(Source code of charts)
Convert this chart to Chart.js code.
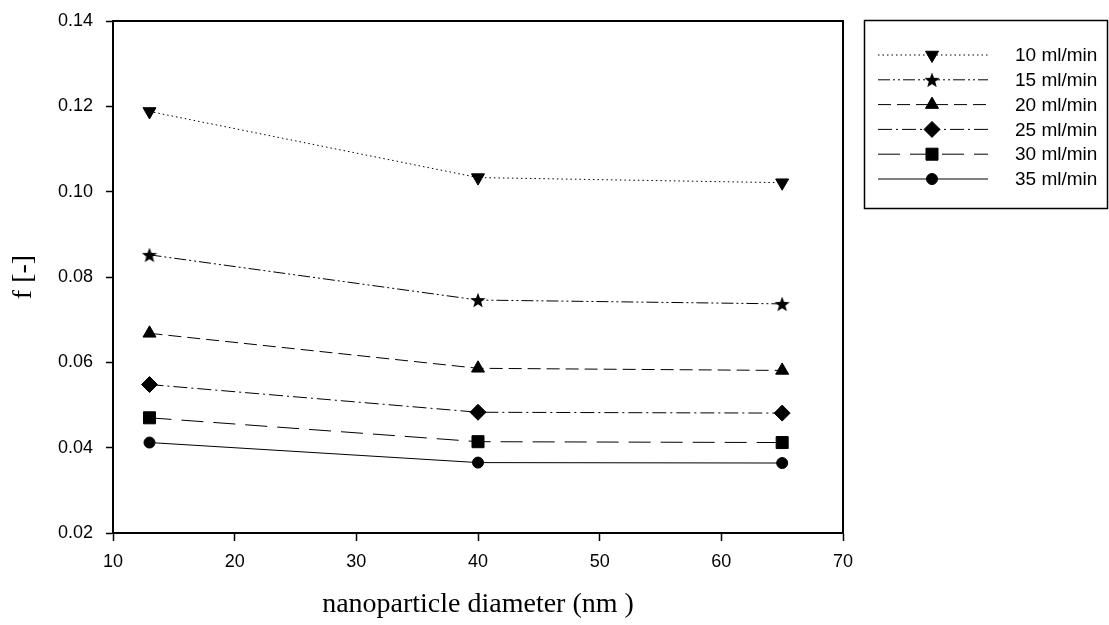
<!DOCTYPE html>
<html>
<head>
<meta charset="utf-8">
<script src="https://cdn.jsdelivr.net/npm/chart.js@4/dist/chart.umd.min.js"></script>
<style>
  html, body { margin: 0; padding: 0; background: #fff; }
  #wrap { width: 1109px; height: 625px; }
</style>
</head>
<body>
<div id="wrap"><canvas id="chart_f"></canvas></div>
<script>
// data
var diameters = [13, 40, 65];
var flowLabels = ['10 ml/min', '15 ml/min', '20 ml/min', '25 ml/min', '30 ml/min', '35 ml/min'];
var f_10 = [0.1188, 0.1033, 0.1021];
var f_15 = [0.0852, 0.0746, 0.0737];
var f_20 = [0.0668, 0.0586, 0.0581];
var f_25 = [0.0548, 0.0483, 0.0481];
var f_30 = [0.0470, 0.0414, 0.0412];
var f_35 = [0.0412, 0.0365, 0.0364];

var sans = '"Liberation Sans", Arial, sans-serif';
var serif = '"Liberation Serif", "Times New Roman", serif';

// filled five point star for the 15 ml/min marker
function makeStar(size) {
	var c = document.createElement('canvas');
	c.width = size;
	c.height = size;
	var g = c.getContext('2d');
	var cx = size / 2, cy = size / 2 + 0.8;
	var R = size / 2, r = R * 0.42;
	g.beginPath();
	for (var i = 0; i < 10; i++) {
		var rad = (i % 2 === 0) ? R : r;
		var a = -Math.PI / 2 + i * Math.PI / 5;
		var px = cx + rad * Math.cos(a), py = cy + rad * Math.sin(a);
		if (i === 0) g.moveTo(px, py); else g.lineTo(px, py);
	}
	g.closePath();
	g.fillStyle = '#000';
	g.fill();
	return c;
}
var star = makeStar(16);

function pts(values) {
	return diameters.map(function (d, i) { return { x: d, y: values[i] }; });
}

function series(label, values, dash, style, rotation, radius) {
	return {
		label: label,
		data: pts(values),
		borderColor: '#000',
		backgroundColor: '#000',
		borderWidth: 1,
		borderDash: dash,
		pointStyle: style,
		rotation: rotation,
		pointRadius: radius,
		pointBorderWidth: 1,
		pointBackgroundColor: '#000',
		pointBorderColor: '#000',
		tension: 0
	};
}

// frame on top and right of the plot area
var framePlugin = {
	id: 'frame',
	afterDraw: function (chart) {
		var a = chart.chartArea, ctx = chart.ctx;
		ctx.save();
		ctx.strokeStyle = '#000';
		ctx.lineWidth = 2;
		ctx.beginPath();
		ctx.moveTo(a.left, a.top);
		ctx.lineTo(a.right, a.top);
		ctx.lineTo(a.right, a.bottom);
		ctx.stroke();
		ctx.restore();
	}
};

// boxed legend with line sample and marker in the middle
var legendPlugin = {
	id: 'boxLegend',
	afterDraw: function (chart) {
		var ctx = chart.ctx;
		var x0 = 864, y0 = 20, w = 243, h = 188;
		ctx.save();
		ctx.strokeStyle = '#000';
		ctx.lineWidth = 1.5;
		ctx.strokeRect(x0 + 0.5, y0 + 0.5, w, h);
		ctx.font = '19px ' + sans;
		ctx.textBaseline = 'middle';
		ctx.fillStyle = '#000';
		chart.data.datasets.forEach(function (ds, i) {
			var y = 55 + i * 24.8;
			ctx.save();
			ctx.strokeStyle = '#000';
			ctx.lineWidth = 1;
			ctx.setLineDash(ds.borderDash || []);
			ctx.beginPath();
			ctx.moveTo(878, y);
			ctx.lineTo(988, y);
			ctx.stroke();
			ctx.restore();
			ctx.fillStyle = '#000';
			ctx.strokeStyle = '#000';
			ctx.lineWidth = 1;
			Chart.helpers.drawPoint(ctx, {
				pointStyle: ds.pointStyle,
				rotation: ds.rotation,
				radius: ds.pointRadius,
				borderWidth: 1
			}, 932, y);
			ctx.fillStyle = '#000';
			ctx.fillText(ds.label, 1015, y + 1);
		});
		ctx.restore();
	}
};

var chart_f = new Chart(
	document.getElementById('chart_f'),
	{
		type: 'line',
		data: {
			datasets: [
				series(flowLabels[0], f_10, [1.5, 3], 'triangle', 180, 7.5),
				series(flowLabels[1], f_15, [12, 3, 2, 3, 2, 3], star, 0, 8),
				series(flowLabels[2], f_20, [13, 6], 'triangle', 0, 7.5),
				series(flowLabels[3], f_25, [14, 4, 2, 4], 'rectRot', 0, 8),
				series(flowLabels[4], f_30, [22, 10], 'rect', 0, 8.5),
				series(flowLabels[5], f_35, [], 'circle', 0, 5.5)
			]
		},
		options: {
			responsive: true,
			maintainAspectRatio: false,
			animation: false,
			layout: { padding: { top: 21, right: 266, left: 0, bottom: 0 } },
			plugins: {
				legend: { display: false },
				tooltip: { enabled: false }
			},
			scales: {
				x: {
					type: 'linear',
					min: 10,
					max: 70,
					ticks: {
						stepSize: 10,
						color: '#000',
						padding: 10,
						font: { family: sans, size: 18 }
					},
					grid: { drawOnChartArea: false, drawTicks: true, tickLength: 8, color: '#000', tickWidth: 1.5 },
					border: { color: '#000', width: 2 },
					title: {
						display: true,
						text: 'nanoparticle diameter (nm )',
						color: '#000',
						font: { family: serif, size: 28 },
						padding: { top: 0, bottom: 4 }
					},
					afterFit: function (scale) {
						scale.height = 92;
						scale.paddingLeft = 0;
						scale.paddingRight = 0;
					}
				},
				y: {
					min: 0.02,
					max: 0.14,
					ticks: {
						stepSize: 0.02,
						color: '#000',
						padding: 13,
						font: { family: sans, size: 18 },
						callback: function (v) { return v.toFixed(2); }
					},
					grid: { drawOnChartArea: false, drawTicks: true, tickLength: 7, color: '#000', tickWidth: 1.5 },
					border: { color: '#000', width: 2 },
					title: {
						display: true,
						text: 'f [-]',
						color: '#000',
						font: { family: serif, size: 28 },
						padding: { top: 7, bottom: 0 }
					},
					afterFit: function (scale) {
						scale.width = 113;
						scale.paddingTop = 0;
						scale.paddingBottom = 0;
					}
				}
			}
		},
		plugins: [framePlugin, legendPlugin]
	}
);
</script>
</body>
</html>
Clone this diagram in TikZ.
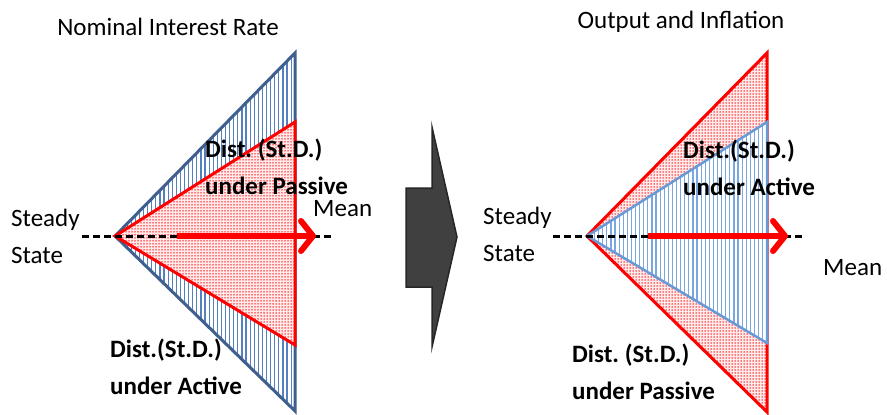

_PROBLEM STATEMENT_
Reproduce, word for word, every line from the start of the records down to and including the line with "var star = makeStar(16);"; skip the pictures.

_RESULT OF THIS EXERCISE_
Convert this chart to Chart.js code.
<!DOCTYPE html>
<html>
<head>
<meta charset="utf-8">
<script src="https://cdn.jsdelivr.net/npm/chart.js@4/dist/chart.umd.min.js"></script>
<style>
  html, body { margin: 0; padding: 0; background: #fff; }
  #wrap { width: 1109px; height: 625px; }
</style>
</head>
<body>
<div id="wrap"><canvas id="chart_f"></canvas></div>
<script>
// data
var diameters = [13, 40, 65];
var flowLabels = ['10 ml/min', '15 ml/min', '20 ml/min', '25 ml/min', '30 ml/min', '35 ml/min'];
var f_10 = [0.1188, 0.1033, 0.1021];
var f_15 = [0.0852, 0.0746, 0.0737];
var f_20 = [0.0668, 0.0586, 0.0581];
var f_25 = [0.0548, 0.0483, 0.0481];
var f_30 = [0.0470, 0.0414, 0.0412];
var f_35 = [0.0412, 0.0365, 0.0364];

var sans = '"Liberation Sans", Arial, sans-serif';
var serif = '"Liberation Serif", "Times New Roman", serif';

// filled five point star for the 15 ml/min marker
function makeStar(size) {
	var c = document.createElement('canvas');
	c.width = size;
	c.height = size;
	var g = c.getContext('2d');
	var cx = size / 2, cy = size / 2 + 0.8;
	var R = size / 2, r = R * 0.42;
	g.beginPath();
	for (var i = 0; i < 10; i++) {
		var rad = (i % 2 === 0) ? R : r;
		var a = -Math.PI / 2 + i * Math.PI / 5;
		var px = cx + rad * Math.cos(a), py = cy + rad * Math.sin(a);
		if (i === 0) g.moveTo(px, py); else g.lineTo(px, py);
	}
	g.closePath();
	g.fillStyle = '#000';
	g.fill();
	return c;
}
var star = makeStar(16);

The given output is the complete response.